To be done: Only the lines from the beginning of the entries through the one with "ax = fig.add_axes([0.161, 0.132, 0.831, 0.823])" should be written out, please, exactly and without any pictures.

Source code of charts
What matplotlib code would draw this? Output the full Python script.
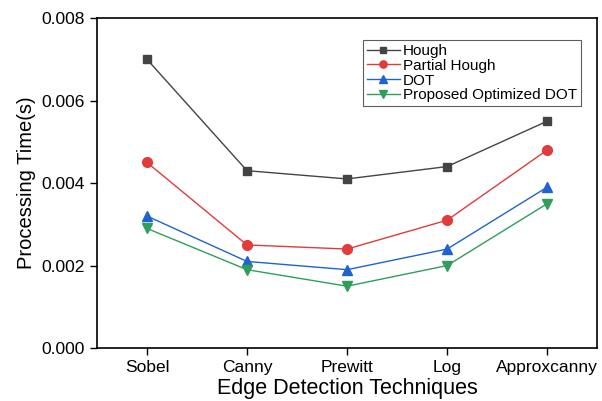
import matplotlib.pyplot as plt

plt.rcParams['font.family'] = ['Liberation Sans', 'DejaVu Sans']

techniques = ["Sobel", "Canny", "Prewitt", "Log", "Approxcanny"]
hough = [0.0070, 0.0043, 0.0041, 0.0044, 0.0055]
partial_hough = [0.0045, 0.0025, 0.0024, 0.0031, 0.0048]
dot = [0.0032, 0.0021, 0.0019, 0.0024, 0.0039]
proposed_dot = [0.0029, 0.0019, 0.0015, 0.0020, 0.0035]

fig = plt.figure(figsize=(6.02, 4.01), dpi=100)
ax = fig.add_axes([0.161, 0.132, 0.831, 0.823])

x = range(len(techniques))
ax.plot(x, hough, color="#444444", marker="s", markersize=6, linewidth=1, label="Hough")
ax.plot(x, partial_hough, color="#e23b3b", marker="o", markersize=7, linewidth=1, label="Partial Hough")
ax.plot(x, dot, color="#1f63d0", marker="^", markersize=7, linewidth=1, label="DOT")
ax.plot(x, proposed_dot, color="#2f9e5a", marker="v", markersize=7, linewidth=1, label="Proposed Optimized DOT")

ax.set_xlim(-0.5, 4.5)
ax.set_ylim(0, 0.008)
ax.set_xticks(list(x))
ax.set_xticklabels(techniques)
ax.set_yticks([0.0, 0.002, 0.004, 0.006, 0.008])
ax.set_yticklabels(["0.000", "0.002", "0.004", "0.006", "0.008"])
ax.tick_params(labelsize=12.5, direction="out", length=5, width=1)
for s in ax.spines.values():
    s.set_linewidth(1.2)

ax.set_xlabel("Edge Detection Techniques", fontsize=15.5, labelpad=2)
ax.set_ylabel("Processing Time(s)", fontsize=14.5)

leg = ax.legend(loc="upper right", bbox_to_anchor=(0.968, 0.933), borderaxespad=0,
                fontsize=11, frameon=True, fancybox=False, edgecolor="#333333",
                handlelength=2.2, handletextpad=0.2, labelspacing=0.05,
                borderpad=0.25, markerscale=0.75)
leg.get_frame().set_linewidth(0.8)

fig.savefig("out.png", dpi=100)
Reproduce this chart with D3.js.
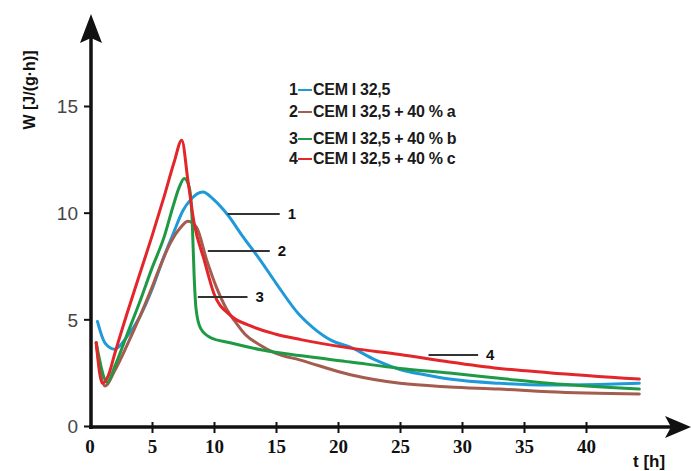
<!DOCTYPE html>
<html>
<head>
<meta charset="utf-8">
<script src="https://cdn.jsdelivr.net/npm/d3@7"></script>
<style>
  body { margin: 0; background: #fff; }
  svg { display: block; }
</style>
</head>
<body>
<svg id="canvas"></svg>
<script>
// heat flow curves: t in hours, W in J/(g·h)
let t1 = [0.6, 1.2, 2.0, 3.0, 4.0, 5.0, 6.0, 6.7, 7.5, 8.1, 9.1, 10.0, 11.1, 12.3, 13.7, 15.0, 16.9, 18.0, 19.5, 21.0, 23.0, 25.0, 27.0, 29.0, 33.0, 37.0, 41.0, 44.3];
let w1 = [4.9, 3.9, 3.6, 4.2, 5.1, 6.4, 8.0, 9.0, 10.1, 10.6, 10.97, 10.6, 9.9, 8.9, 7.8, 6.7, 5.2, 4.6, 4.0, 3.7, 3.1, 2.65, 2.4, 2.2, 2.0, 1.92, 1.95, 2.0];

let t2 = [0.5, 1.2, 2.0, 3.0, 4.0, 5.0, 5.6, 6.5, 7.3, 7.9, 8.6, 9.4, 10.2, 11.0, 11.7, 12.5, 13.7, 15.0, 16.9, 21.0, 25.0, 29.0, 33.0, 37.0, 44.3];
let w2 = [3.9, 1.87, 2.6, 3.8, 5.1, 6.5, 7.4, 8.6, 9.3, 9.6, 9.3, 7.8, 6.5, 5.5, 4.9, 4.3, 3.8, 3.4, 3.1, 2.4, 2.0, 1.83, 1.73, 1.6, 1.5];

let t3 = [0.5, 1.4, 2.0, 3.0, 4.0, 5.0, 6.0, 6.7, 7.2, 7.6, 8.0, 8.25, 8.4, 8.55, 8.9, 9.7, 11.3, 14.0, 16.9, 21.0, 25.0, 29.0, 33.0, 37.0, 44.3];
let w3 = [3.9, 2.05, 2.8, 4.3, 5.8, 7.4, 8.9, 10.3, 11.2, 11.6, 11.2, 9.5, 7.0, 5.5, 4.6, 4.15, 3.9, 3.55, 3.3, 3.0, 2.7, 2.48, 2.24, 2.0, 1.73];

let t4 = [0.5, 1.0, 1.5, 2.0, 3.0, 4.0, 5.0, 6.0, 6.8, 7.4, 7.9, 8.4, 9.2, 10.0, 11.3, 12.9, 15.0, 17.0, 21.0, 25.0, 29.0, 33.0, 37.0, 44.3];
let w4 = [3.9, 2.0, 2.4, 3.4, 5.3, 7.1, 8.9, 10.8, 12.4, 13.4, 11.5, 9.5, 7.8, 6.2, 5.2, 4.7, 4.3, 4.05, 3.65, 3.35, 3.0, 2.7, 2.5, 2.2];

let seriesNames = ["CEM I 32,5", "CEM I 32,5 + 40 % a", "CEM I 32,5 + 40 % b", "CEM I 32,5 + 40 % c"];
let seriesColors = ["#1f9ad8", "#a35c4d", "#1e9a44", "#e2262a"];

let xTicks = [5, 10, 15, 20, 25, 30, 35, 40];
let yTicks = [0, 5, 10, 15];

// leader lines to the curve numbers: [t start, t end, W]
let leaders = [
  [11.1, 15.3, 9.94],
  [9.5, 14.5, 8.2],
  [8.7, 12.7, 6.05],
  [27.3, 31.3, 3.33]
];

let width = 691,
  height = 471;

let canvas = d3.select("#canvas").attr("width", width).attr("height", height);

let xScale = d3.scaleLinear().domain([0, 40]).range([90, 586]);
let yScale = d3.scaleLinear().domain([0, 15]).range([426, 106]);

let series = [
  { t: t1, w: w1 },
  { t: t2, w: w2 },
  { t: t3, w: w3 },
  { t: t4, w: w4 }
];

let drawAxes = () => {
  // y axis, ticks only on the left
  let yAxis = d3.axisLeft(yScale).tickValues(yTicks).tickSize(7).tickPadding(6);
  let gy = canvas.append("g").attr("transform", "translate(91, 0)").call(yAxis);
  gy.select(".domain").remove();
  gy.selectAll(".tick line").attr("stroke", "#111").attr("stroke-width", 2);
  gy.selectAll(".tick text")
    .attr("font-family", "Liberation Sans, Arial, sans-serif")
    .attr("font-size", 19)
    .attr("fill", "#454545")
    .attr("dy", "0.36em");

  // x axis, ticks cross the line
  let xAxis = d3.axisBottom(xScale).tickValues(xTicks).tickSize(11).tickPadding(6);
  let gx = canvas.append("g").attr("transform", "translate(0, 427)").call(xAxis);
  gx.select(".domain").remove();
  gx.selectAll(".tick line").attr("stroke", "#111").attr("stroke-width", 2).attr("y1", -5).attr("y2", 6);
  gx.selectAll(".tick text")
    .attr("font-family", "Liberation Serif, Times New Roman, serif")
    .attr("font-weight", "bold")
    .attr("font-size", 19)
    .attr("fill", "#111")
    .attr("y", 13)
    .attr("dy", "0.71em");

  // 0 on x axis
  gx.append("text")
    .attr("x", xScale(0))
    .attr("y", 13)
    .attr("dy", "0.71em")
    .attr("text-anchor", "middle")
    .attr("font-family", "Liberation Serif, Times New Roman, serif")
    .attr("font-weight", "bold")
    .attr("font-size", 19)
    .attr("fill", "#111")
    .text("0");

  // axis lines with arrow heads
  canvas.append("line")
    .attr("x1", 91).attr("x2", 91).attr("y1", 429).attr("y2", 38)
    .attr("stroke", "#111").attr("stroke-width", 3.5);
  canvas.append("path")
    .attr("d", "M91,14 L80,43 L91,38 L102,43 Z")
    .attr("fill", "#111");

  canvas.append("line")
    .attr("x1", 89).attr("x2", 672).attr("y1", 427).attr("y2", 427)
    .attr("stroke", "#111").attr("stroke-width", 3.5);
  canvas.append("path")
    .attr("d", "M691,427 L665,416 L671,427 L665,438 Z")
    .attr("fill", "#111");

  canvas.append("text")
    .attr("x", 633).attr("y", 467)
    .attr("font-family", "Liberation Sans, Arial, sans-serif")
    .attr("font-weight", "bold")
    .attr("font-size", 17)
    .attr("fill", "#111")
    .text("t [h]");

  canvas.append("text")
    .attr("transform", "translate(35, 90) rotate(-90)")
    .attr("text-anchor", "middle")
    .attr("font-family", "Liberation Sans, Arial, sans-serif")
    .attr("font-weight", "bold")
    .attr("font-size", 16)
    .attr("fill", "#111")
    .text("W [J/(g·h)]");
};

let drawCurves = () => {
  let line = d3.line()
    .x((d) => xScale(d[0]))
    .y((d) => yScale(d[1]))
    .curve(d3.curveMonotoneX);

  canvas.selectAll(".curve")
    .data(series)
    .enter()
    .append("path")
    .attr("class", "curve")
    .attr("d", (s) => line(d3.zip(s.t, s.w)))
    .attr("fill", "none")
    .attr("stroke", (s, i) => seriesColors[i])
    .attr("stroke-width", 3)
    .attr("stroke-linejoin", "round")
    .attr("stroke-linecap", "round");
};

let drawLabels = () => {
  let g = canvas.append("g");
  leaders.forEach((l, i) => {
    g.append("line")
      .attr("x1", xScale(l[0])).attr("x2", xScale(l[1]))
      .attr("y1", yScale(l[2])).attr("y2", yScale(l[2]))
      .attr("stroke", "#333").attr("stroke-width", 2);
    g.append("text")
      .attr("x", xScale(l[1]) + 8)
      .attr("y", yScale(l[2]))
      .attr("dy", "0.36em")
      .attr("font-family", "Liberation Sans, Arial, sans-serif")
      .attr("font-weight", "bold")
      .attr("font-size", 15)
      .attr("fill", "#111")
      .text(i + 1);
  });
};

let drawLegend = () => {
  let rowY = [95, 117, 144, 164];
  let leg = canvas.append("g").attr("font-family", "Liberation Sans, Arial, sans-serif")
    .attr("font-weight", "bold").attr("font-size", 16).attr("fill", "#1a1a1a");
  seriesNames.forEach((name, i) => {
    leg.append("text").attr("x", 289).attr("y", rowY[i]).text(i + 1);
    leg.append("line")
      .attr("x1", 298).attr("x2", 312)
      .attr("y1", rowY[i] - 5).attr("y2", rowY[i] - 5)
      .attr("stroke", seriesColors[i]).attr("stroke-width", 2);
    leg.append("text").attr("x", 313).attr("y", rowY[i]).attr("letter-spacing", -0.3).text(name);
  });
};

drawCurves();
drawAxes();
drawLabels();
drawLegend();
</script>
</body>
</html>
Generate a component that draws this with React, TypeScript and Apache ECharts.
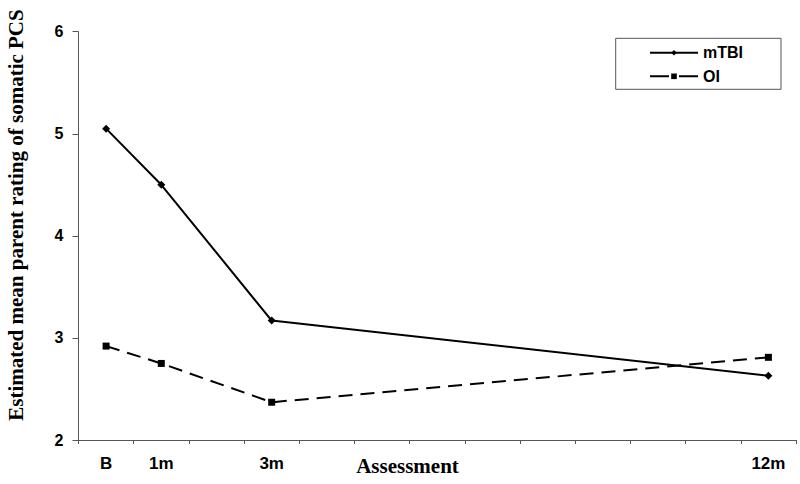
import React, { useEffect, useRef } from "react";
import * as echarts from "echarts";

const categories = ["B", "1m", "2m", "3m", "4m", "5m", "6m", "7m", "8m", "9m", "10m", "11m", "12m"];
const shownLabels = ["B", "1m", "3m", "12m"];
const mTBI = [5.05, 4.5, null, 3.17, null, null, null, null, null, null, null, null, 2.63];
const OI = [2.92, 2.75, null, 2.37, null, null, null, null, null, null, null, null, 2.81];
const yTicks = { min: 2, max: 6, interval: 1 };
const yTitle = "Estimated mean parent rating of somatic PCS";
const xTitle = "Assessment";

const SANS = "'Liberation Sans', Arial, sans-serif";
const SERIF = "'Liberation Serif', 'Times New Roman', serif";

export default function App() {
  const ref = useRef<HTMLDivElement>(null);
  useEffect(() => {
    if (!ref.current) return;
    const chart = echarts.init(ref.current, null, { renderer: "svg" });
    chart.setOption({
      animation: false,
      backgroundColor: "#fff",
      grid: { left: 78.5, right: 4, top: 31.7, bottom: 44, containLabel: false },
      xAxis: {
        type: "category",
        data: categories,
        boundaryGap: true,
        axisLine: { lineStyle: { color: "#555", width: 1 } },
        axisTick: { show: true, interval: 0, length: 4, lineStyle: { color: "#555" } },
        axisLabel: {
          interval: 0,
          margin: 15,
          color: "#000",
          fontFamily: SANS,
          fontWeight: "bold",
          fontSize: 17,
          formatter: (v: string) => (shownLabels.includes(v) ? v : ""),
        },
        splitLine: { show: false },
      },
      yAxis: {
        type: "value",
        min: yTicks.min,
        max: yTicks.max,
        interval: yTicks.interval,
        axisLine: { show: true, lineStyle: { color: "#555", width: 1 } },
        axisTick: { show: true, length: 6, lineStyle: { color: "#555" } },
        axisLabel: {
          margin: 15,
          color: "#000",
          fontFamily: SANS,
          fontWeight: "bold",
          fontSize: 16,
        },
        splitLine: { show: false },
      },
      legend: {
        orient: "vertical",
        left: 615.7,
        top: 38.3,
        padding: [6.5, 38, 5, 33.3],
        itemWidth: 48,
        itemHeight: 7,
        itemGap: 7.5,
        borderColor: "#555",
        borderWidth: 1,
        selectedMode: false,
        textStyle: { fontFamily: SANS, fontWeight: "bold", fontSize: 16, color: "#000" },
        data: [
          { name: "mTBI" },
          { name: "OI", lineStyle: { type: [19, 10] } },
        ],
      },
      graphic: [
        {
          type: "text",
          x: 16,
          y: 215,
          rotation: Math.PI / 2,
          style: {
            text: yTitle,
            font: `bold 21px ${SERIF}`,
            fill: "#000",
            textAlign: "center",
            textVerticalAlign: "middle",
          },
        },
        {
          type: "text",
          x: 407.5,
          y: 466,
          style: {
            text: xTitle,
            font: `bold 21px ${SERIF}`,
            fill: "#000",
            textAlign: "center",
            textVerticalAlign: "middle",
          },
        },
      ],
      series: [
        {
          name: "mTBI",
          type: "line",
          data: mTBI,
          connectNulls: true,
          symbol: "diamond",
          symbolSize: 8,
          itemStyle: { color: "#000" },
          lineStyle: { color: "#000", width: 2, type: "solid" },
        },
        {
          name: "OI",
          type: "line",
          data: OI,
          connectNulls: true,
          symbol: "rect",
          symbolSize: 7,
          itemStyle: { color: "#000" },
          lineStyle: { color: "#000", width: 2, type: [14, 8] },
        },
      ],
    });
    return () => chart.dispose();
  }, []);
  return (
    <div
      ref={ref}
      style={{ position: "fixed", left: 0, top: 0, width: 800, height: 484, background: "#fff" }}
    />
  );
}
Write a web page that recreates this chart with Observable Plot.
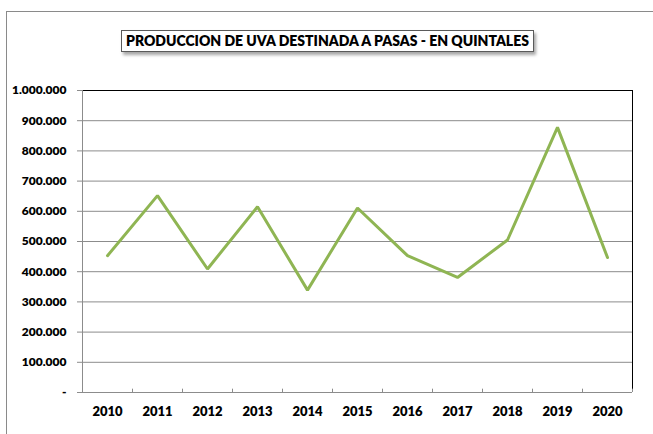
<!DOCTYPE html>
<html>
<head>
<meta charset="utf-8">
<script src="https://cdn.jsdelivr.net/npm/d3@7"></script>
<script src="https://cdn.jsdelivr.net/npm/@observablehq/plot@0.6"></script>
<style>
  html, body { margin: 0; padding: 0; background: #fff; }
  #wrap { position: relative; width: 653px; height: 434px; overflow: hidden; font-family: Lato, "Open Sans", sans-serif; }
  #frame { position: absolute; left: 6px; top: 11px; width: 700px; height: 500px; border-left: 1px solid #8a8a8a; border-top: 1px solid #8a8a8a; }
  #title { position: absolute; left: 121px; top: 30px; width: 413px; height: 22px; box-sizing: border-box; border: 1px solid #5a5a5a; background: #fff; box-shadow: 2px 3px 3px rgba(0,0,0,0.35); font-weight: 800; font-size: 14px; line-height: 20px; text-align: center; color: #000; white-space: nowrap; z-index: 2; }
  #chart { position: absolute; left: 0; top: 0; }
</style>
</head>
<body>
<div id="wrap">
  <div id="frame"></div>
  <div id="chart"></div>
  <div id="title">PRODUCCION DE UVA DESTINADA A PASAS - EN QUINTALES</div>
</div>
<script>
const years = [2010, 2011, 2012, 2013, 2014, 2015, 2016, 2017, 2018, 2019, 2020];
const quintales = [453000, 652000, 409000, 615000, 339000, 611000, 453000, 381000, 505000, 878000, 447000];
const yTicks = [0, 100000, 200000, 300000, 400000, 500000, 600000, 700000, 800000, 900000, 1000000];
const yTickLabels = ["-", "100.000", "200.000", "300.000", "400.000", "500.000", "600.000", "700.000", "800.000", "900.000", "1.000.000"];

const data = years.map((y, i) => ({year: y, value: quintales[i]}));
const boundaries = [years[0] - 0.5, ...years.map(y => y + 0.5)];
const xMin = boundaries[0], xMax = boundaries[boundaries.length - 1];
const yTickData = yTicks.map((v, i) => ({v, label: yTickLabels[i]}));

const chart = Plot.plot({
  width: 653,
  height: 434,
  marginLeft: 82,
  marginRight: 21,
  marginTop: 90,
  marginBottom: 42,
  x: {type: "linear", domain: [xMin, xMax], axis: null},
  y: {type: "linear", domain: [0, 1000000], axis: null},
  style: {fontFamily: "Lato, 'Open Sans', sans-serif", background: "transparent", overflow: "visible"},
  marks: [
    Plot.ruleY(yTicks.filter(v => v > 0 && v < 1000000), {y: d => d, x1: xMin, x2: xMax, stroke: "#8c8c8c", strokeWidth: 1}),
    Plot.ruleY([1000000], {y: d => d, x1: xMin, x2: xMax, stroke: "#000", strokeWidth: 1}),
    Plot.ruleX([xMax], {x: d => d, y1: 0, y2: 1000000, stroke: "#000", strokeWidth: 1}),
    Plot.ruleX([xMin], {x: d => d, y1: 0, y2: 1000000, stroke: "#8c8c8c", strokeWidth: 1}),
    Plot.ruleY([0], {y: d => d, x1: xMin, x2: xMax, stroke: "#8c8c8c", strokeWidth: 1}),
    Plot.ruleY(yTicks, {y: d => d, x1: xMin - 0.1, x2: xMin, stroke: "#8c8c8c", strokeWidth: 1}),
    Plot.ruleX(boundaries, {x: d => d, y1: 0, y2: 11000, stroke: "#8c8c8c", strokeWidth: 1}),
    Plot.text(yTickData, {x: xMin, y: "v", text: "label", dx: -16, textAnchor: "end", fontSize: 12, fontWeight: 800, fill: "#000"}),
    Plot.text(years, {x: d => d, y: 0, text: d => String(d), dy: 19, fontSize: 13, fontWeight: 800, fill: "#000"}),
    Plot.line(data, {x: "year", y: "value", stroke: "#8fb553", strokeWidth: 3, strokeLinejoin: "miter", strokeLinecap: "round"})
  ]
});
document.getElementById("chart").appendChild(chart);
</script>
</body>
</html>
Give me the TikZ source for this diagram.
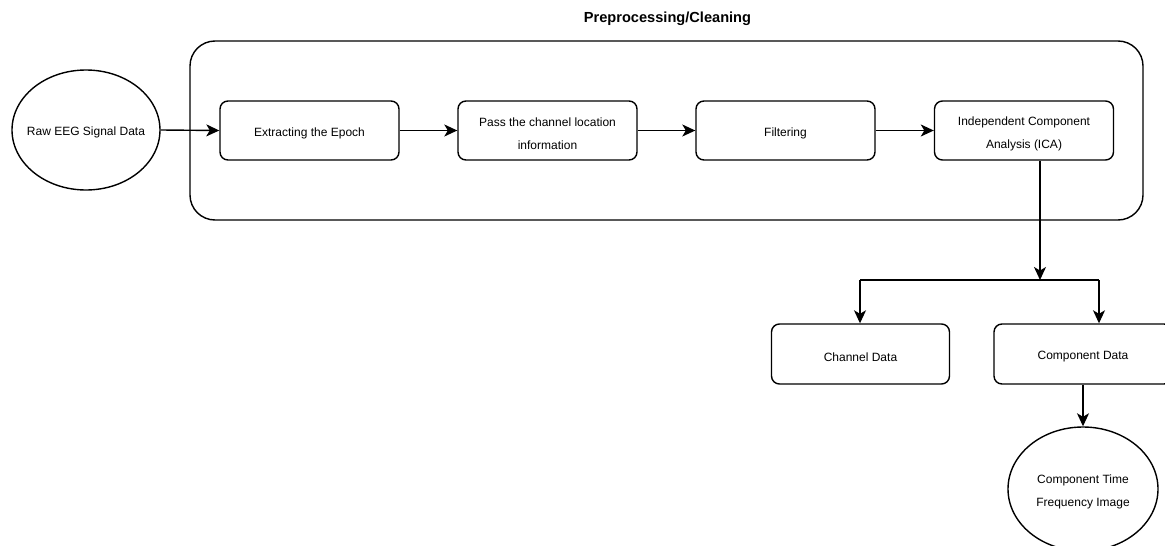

Response to this task:
What matplotlib code would draw this? Output the full Python script.
import matplotlib.pyplot as plt

plt.rcParams['font.family'] = ['Liberation Sans', 'DejaVu Sans']

techniques = ["Sobel", "Canny", "Prewitt", "Log", "Approxcanny"]
hough = [0.0070, 0.0043, 0.0041, 0.0044, 0.0055]
partial_hough = [0.0045, 0.0025, 0.0024, 0.0031, 0.0048]
dot = [0.0032, 0.0021, 0.0019, 0.0024, 0.0039]
proposed_dot = [0.0029, 0.0019, 0.0015, 0.0020, 0.0035]

fig = plt.figure(figsize=(6.02, 4.01), dpi=100)
ax = fig.add_axes([0.161, 0.132, 0.831, 0.823])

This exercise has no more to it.